Here is the .out file:
java.io.IOException: Could not find my address: 0-1c-c0-fa-f-ca in list
of ZooKeeper quorum servers
at
org.apache.hadoop.hbase.zookeeper.HQuorumPeer.writeMyID(HQuorumPeer.java:128)
at
org.apache.hadoop.hbase.zookeeper.HQuorumPeer.main(HQuorumPeer.java:67)
> So:
> 1) myid file has the server id
> 2) config file on each server has something like
>
> server.1=host1:2888:2889
> server.2=host2:2988:2989
>
> where host1 will have myid file with "1"
> host2 will have myid file with "2"
>
> > I know this problem is well documented on the WIKI, however, my
> > situation is a little different. The allocation of a node to become a
> > Zookeeper is done dynamically by a management service running else where
> > on the cluster. This node then associates its IP with a hostname in the
> > Zookeeper quorum list. The hostname is not the default hostname of the
> > node.

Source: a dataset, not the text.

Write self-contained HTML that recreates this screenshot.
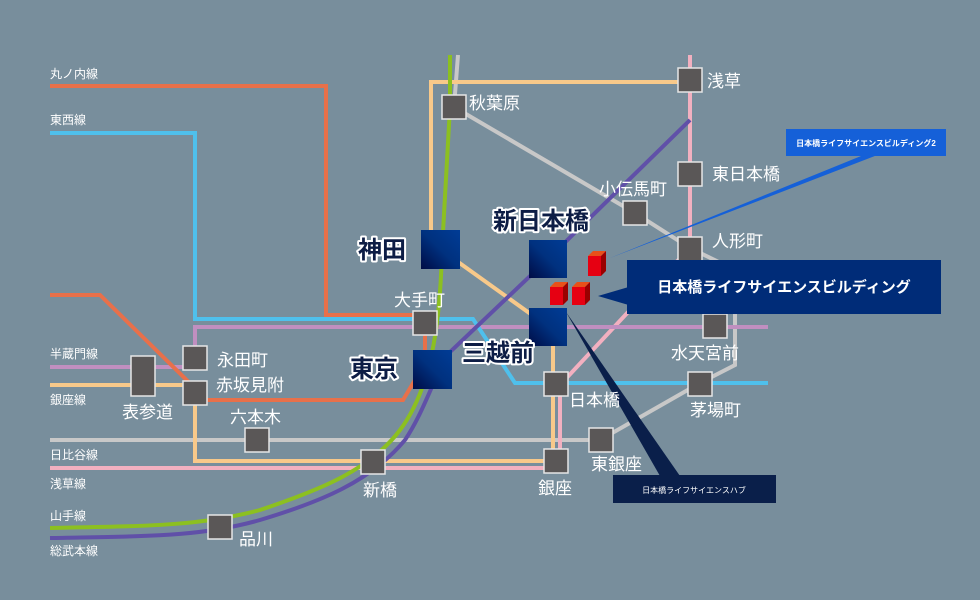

The node may associate its IP with multiple hostnames for each
> > service that it is allocated.
>
> We register a server socket as follows:
>
> ss = new ServerSocket(self.getQuorumAddress().getPort());
>
> Note: we only specify the port number, not the host name/addr here. This
> should mean that the socket will register on all interfaces (on the
> host) for all possible ip addresses (wildcard match).
>
> > This causes a problem when Zookeeper starts. Zookeeper does a
> > getdefaulthost which will return the nodes default hostname and not the
> > associated hostname.
>
> As I mentioned I'd like to see the log for this error.
>
> > So my questions are:
> >
> > 1. Is it possible to resolve this some other way? We are not running DNS
> > (hostname associations are managed by our own services). We also cannot
> > use the nodes ip address as the nodes are allocated dynamically.

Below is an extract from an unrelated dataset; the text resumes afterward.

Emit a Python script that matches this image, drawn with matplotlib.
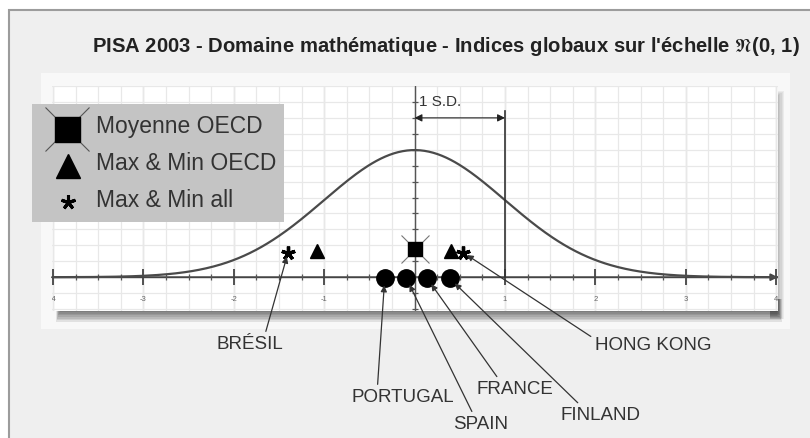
import numpy as np
import matplotlib
matplotlib.use("Agg")
import matplotlib.pyplot as plt
from matplotlib.patches import Rectangle

plt.rcParams['font.family'] = ['Liberation Sans', 'DejaVu Sans']
plt.rcParams['mathtext.fontset'] = 'dejavusans'

W, H = 810, 439

# ---------------- data ----------------
title = "PISA 2003 - Domaine mathématique - Indices globaux sur l'échelle $\\mathfrak{N}$(0, 1)"
x_tick_values = [-4, -3, -2, -1, 1, 2, 3, 4]
x_tick_labels = ["-4", "-3", "-2", "-1", "1", "2", "3", "4"]
oecd_mean_x = [0.0]
oecd_mean_y = [0.087]
oecd_minmax_x = [-1.08, 0.40]
oecd_minmax_y = [0.081, 0.081]
all_minmax_x = [-1.40, 0.54]
all_minmax_y = [0.077, 0.077]
countries = ["PORTUGAL", "SPAIN", "FRANCE", "FINLAND"]
country_x = [-0.33, -0.09, 0.14, 0.39]
country_y = [-0.004, -0.004, -0.004, -0.004]
extreme_names = ["BRÉSIL", "HONG KONG"]
sd_x = [0.0, 1.0]
sd_arrow_y = 0.50
sd_line_top = 0.52
legend_labels = ["Moyenne OECD", "Max & Min OECD", "Max & Min all"]

# ---------------- figure ----------------
fig = plt.figure(figsize=(W / 100, H / 100), dpi=100)
fig.patch.set_facecolor('white')

bg = fig.add_axes([0, 0, 1, 1], zorder=0)
bg.set_xlim(0, W); bg.set_ylim(H, 0); bg.axis('off')
bg.add_patch(Rectangle((9, 11), W, H, fc='#efefef', ec='#9c9c9c', lw=1.5))
bg.add_patch(Rectangle((41, 74), 749, 256, fc='#f8f8f8', ec='none'))
# shadow of the panel
for i in range(7):
    bg.add_patch(Rectangle((56 + i * 0.6, 300), 726 - i * 1.2, 23 - i * 1.7,
                           fc='black', ec='none', alpha=0.09))
    bg.add_patch(Rectangle((770, 92 + i), 14 - i * 1.2, 228 - i * 1.5,
                           fc='black', ec='none', alpha=0.05))

ax = fig.add_axes([52 / W, 1 - 312 / H, 726 / W, 225 / H], zorder=1)
ax.set_facecolor('white')
ax.set_xlim(-4.01, 4.02)
ax.set_ylim(-0.106, 0.595)
for s in ax.spines.values():
    s.set_visible(False)
ax.set_xticks(np.arange(-4, 4.01, 0.25))
ax.set_yticks(np.arange(-0.1, 0.61, 0.05))
ax.tick_params(length=0, labelbottom=False, labelleft=False)
ax.grid(True, color='#e8e8e8', lw=0.9)
for xv in x_tick_values + [0]:
    ax.axvline(xv, color='#d8d8d8', lw=1.0, zorder=0.5)

# y axis and x axis
ax.axvline(0, color='#555555', lw=1.0, zorder=2)
ax.annotate('', xy=(4.02, 0), xytext=(-4.01, 0),
            arrowprops=dict(arrowstyle='-|>', lw=1.4, color='#444444',
                            mutation_scale=10, shrinkA=0, shrinkB=0), zorder=2)
minor = [v for v in np.arange(-4, 4.01, 0.25) if abs(v - round(v)) > 1e-9]
ax.plot(minor, np.zeros(len(minor)), ls='none', marker='|', ms=4, mew=0.9,
        color='#555555', zorder=2)
ax.plot(x_tick_values, np.zeros(len(x_tick_values)), ls='none', marker='|',
        ms=12, mew=1.3, color='#444444', zorder=2)
yt = np.arange(-0.1, 0.6, 0.05)
ax.plot(np.zeros(len(yt)), yt, ls='none', marker='_', ms=4, mew=0.9,
        color='#555555', zorder=2)
for xv, lab in zip(x_tick_values, x_tick_labels):
    ax.text(xv, -0.066, lab, fontsize=5.5, color='#666666', ha='center',
            va='center', clip_on=True)

# normal curve
xs = np.linspace(-4.01, 4.02, 500)
ax.plot(xs, np.exp(-xs ** 2 / 2) / np.sqrt(2 * np.pi), color='#4a4a4a', lw=1.6, zorder=3)

# 1 S.D. bracket
ax.plot([sd_x[1], sd_x[1]], [0, sd_line_top], color='#333333', lw=1.2, zorder=3)
ax.annotate('', xy=(sd_x[1], sd_arrow_y), xytext=(sd_x[0], sd_arrow_y),
            arrowprops=dict(arrowstyle='<|-|>', lw=0.8, color='#222222',
                            mutation_scale=11, shrinkA=0, shrinkB=0), zorder=3)
ax.text(0.05, 0.553, "1 S.D.", fontsize=11, color='#333333', ha='left', va='center')

# markers
ax.plot(oecd_mean_x, oecd_mean_y, ls='none', marker='x', ms=19.5, mew=0.8,
        color='#777777', zorder=4)
ax.plot(oecd_mean_x, oecd_mean_y, ls='none', marker='s', ms=10, color='black', zorder=5)
ax.plot(oecd_minmax_x, oecd_minmax_y, ls='none', marker='^', ms=9.5, color='black', zorder=5)
ax.plot(all_minmax_x, all_minmax_y, ls='none', marker=(5, 2, 0), ms=10, mew=2.4,
        color='black', zorder=5)
ax.plot(country_x, country_y, ls='none', marker='o', ms=12.5, color='black', zorder=5)

# ---------------- overlay (legend, title, labels) ----------------
fg = fig.add_axes([0, 0, 1, 1], zorder=2)
fg.set_xlim(0, W); fg.set_ylim(H, 0); fg.axis('off')
fg.patch.set_alpha(0)

fg.text(92, 47, title, fontsize=14.6, ha='left', va='center', color='#222222',
        fontweight='bold')

fg.add_patch(Rectangle((32, 105), 252, 118, fc='#c4c4c4', ec='none'))
fg.plot([66.7], [130], marker='x', ms=31, mew=0.8, color='#555555')
fg.plot([66.7], [130], marker='s', ms=18, color='black')
fg.plot([68], [167], marker='^', ms=17, color='black')
fg.plot([67.5], [203], marker=(5, 2, 0), ms=10.5, mew=2.2, color='black')
for lab, yy in zip(legend_labels, [127, 164, 201]):
    fg.text(96, yy, lab, fontsize=16.5, ha='left', va='center', color='#333333')

# country labels with arrows
label_pos = [(403, 398), (481, 425), (515, 390), (600, 416)]
label_rel = [(0.25, 1.0), (0.37, 1.0), (0.30, 1.0), (0.27, 1.0)]
for name, cx, cy, pos, rel in zip(countries, country_x, country_y, label_pos, label_rel):
    ax.annotate(name, xy=(cx, cy), xycoords='data', xytext=pos, textcoords=fg.transData,
                fontsize=13.5, color='#333333', ha='center', va='center',
                arrowprops=dict(arrowstyle='-|>', lw=0.9, color='#333333',
                                mutation_scale=9, shrinkA=1, shrinkB=5, relpos=rel),
                zorder=6)
ext_pos = [(250, 345), (653, 346)]
ext_rel = [(0.72, 1.0), (0.0, 0.85)]
for name, ex, ey, pos, rel in zip(extreme_names, all_minmax_x, all_minmax_y, ext_pos, ext_rel):
    ax.annotate(name, xy=(ex, ey), xycoords='data', xytext=pos, textcoords=fg.transData,
                fontsize=13.5, color='#333333', ha='center', va='center',
                arrowprops=dict(arrowstyle='-|>', lw=0.9, color='#333333',
                                mutation_scale=9, shrinkA=1, shrinkB=3, relpos=rel),
                zorder=6)

fig.savefig('out.png', dpi=100)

> > Dynamically updating the config files is also not practical.
> >
> > 2. Why does Zookeeper need to test whether its hostname is in the
> > Zookeeper quorim list? Can this safely be disabled?
>
> AFAIC we are not doing this. If you could send your config file as well
> it would be interesting to see in addition to the log of the error.
>
> This is EC2 or something else? What version of ZK are you running?
>
This isn't EC2. Its a custom solution so we have more flexibility when
configuring our cluster.
I'm running HBase 0.20.2, which includes Zookeeper 3.2.1.

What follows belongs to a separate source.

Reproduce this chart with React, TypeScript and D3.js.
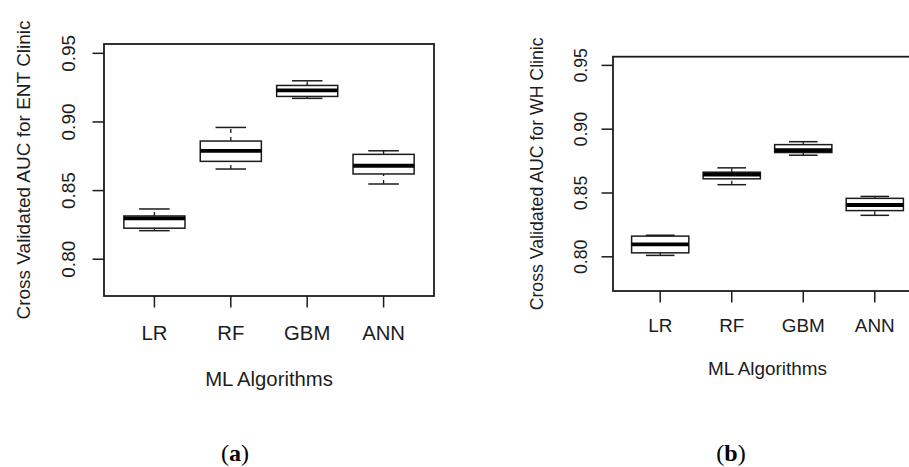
import * as d3 from 'd3';
import { useEffect, useRef } from 'react';

const width = 909;
const height = 467;

const algorithms = ['LR', 'RF', 'GBM', 'ANN'];
const yTicks = [0.8, 0.85, 0.9, 0.95];

// [whisker low, q1, median, q3, whisker high]
const entStats = [
  [0.8208, 0.8226, 0.8298, 0.8315, 0.8366],
  [0.8657, 0.8713, 0.879, 0.8861, 0.896],
  [0.9172, 0.9186, 0.923, 0.9266, 0.930],
  [0.8548, 0.8621, 0.8681, 0.8764, 0.879],
];
const whStats = [
  [0.8011, 0.8031, 0.8097, 0.8162, 0.8169],
  [0.8565, 0.8611, 0.8645, 0.8663, 0.8697],
  [0.8796, 0.8817, 0.8835, 0.8879, 0.8902],
  [0.8325, 0.8362, 0.8406, 0.8458, 0.8473],
];

const panels = [
  {
    stats: entStats,
    yTitle: 'Cross Validated AUC for ENT Clinic',
    caption: 'a',
    left: 104, right: 434, top: 44, bottom: 296,
    font: 19, xFont: 20.3, yLabelX: 74.5, yTitleX: 30, xLabelY: 339.5, xTitleY: 386, captionX: 235,
  },
  {
    stats: whStats,
    yTitle: 'Cross Validated AUC for WH Clinic',
    caption: 'b',
    left: 613, right: 922, top: 56.7, bottom: 291,
    font: 17.7, xFont: 18.9, yLabelX: 587, yTitleX: 543, xLabelY: 331.5, xTitleY: 375, captionX: 731,
  },
];

const ink = '#1c1c1c';

const BoxPlots = () => {
  const svgRef = useRef<SVGSVGElement>(null);

  useEffect(() => {
    const svg = d3.select(svgRef.current);
    svg.selectAll('*').remove();

    panels.forEach((p) => {
      const g = svg.append('g');
      const x = d3.scaleLinear().domain([0.34, 4.66]).range([p.left, p.right]);
      const y = d3.scaleLinear().domain([0.7732, 0.9568]).range([p.bottom, p.top]);
      const font = 'Liberation Sans, Arial, Helvetica, sans-serif';

      // frame
      g.append('rect')
        .attr('x', p.left).attr('y', p.top)
        .attr('width', p.right - p.left).attr('height', p.bottom - p.top)
        .attr('fill', 'none').attr('stroke', ink).attr('stroke-width', 1.8);

      // y axis
      yTicks.forEach((t) => {
        g.append('line')
          .attr('x1', p.left - 11.5).attr('x2', p.left)
          .attr('y1', y(t)).attr('y2', y(t))
          .attr('stroke', ink).attr('stroke-width', 1.5);
        g.append('text')
          .attr('transform', `translate(${p.yLabelX},${y(t)}) rotate(-90)`)
          .attr('text-anchor', 'middle')
          .style('font-family', font).style('font-size', `${p.font}px`)
          .attr('fill', ink)
          .text(t.toFixed(2));
      });

      g.append('text')
        .attr('transform', `translate(${p.yTitleX},${(p.top + p.bottom) / 2}) rotate(-90)`)
        .attr('text-anchor', 'middle')
        .style('font-family', font).style('font-size', `${p.font}px`)
        .attr('fill', ink)
        .text(p.yTitle);

      // x axis
      algorithms.forEach((a, i) => {
        const cx = x(i + 1);
        g.append('line')
          .attr('x1', cx).attr('x2', cx)
          .attr('y1', p.bottom).attr('y2', p.bottom + 11.5)
          .attr('stroke', ink).attr('stroke-width', 1.5);
        g.append('text')
          .attr('x', cx).attr('y', p.xLabelY)
          .attr('text-anchor', 'middle')
          .style('font-family', font).style('font-size', `${p.xFont}px`)
          .attr('fill', ink)
          .text(a);
      });

      g.append('text')
        .attr('x', (p.left + p.right) / 2).attr('y', p.xTitleY)
        .attr('text-anchor', 'middle')
        .style('font-family', font).style('font-size', `${p.xFont}px`)
        .attr('fill', ink)
        .text('ML Algorithms');

      // boxes
      const half = x(1.4) - x(1);
      p.stats.forEach((s, i) => {
        const cx = x(i + 1);
        const [lo, q1, med, q3, hi] = s;
        const bg = g.append('g');
        // whiskers (dashed)
        [[lo, q1], [q3, hi]].forEach(([a, b]) => {
          bg.append('line')
            .attr('x1', cx).attr('x2', cx)
            .attr('y1', y(a)).attr('y2', y(b))
            .attr('stroke', ink).attr('stroke-width', 1.3)
            .attr('stroke-dasharray', '4,4');
        });
        [lo, hi].forEach((v) => {
          bg.append('line')
            .attr('x1', cx - half / 2).attr('x2', cx + half / 2)
            .attr('y1', y(v)).attr('y2', y(v))
            .attr('stroke', ink).attr('stroke-width', 1.5);
        });
        bg.append('rect')
          .attr('x', cx - half).attr('y', y(q3))
          .attr('width', half * 2).attr('height', y(q1) - y(q3))
          .attr('fill', 'white').attr('stroke', ink).attr('stroke-width', 1.5);
        bg.append('line')
          .attr('x1', cx - half).attr('x2', cx + half)
          .attr('y1', y(med)).attr('y2', y(med))
          .attr('stroke', '#000').attr('stroke-width', 3.8);
      });

      // panel caption
      const cap = svg.append('text')
        .attr('x', p.captionX).attr('y', 461)
        .attr('text-anchor', 'middle')
        .style('font-family', 'Liberation Serif, Times New Roman, serif')
        .style('font-size', '24px')
        .attr('fill', '#000');
      cap.append('tspan').text('(');
      cap.append('tspan').attr('font-weight', 'bold').text(p.caption);
      cap.append('tspan').text(')');
    });
  }, []);

  return (
    <svg
      ref={svgRef}
      width={width}
      height={height}
      style={{ position: 'absolute', left: 0, top: 0, background: '#fff' }}
    />
  );
};

export default function App() {
  return <BoxPlots />;
}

Other than specifying a quorum of 5 servers all config settings are the
defaults set by HBase (seems redundant to paste here). My quorum looks
like the following:
<property>
<name>hbase.zookeeper.quorum</name>
<value>hbasezookeeper1.local,hbasezookeeper2.local,hbasezookeeper3.local,hbasezookeeper4.local,hbasezookeeper5.local</value>
</property>
As a temporary solution I have created a patch for HQuorumPeer that
pulls the hostname from an environment variable which is set just before
starting Zookeeper on a node but I doubt that this is a good long term
fix.
> Patrick
>